Like all businesses, there are good and bad garages. Look for a reputable one - if it does any reasonable amount of business, it will be VAT registered - and ask friends, family and work colleagues if they can recommend a garage, or if they've heard positive reports of one you're thinking of trying.

How often should it have a service?

Your car should have a service handbook showing when it needs servicing. Each time it's serviced, make sure the garage stamps the book - it's proof of your car's service history and increases its value when you come to sell it.

Modern cars often have very long service intervals: 9,000, 12,000 miles or more. If your annual mileage is less than this, make sure your car is serviced at least once a year.

Can I do anything myself?

Yes! You don't have to get dirty, you don't need expert knowledge and you can save yourself a lot of money by doing a bit of basic maintenance yourself.

There are three things to check, ideally every week - tyre pressures, engine oil and coolant level.

Tyre pressures

The correct pressures will be in your car's handbook. If the tyres are under-inflated, the handling will be poor, the steering will feel heavy and you'll use more fuel. If they're over-inflated, the handling could be dangerous. Under or over-inflated tyres will wear out faster too.

You'll need a tyre pressure gauge, which will only cost a few pounds from a motor accessory shop. Look for the tyre valve, which sticks out from the side of the wheel. Unscrew the valve cap, push the tyre pressure gauge onto the end of the valve (follow the manufacturer's instructions) and check the reading. If the reading is too high, push your fingernail on the pin in the centre of the valve, to release a little air at a time. Keep checking with the tyre pressure gauge until you reach the correct reading.

If there's too little air, you can top it up using the tyre inflators at most petrol stations. They have their own built-in gauges, but they're often not that accurate, so it's best to check with your own gauge too.

Engine oil

Having the right amount of oil in your engine is vital. Without oil, the engine will seize up and be ruined, costing you hundreds or probably thousands of pounds to replace.

Your car will have an oil warning light on the dashboard. If it comes on, stop driving as soon as it's safe, turn off the engine and wait a few minutes, while the engine cools and the oil (if there's any left) runs back down to the sump (the reservoir under the engine that holds the oil).

Now you need to check the oil. The procedure is the same if you're just doing your weekly check.

Make sure the engine is turned off and the car's on level ground, so you get an accurate reading.
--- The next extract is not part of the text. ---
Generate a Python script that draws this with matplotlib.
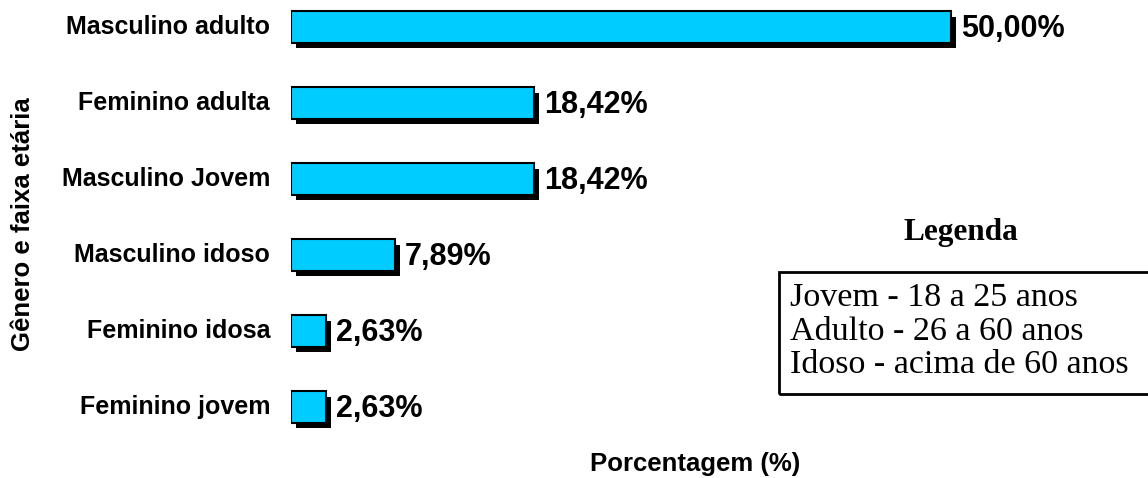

Find the dipstick (it's shown in your car's handbook, and usually has a yellow handle). Pull it out, wipe it with a cloth or tissue and put it all the way back in. Wait a moment, then pull it out again and check the oil level. It should be between the Min and Max marks, and ideally at or near the Max.

If it's at or below Min, you need to top up the oil. Check which type of oil to use (in the car's handbook) and pour it in through the oil filler cap on top of the engine. Again, it'll be shown in the handbook and will probably be yellow. Give the oil a few minutes to run down to the sump, and check the level again.

Coolant level

Nearly all car engines need coolant in them to prevent them getting too hot and seizing up. If the car's cooling system is in good condition, the coolant level shouldn't change much. Checking it regularly gives you advance warning that something might be going wrong.

VERY IMPORTANT: only check the coolant level when the engine is turned off and COLD. The coolant is under pressure, so if it's hot it can escape as steam or boiling water, and scald you.

Check the handbook for the location of the coolant reservoir. It's usually a clear plastic container, with Min and Max levels on the side. The coolant should be between the Min and Max marks, and ideally at or near the Max.

If it's at or below Min, you need to top up. The coolant isn't just water; it's a mix of water and anti-freeze, to stop the coolant freezing in winter. You can buy anti-freeze from a motor accessory shop or from most petrol stations. The exact mix will be in your car's handbook, but if in doubt, one-third anti-freeze and two-thirds water will be safe.

Make up your anti-freeze/water mix, remove the coolant reservoir filler cap, top up to the Max mark and replace the cap.

Elephant Top Tip

Only check your tyre pressures when the tyres are cold - usually before you start driving. As you drive, the air inside the tyres gets hotter and expands, so checking hot tyres will give you a false reading.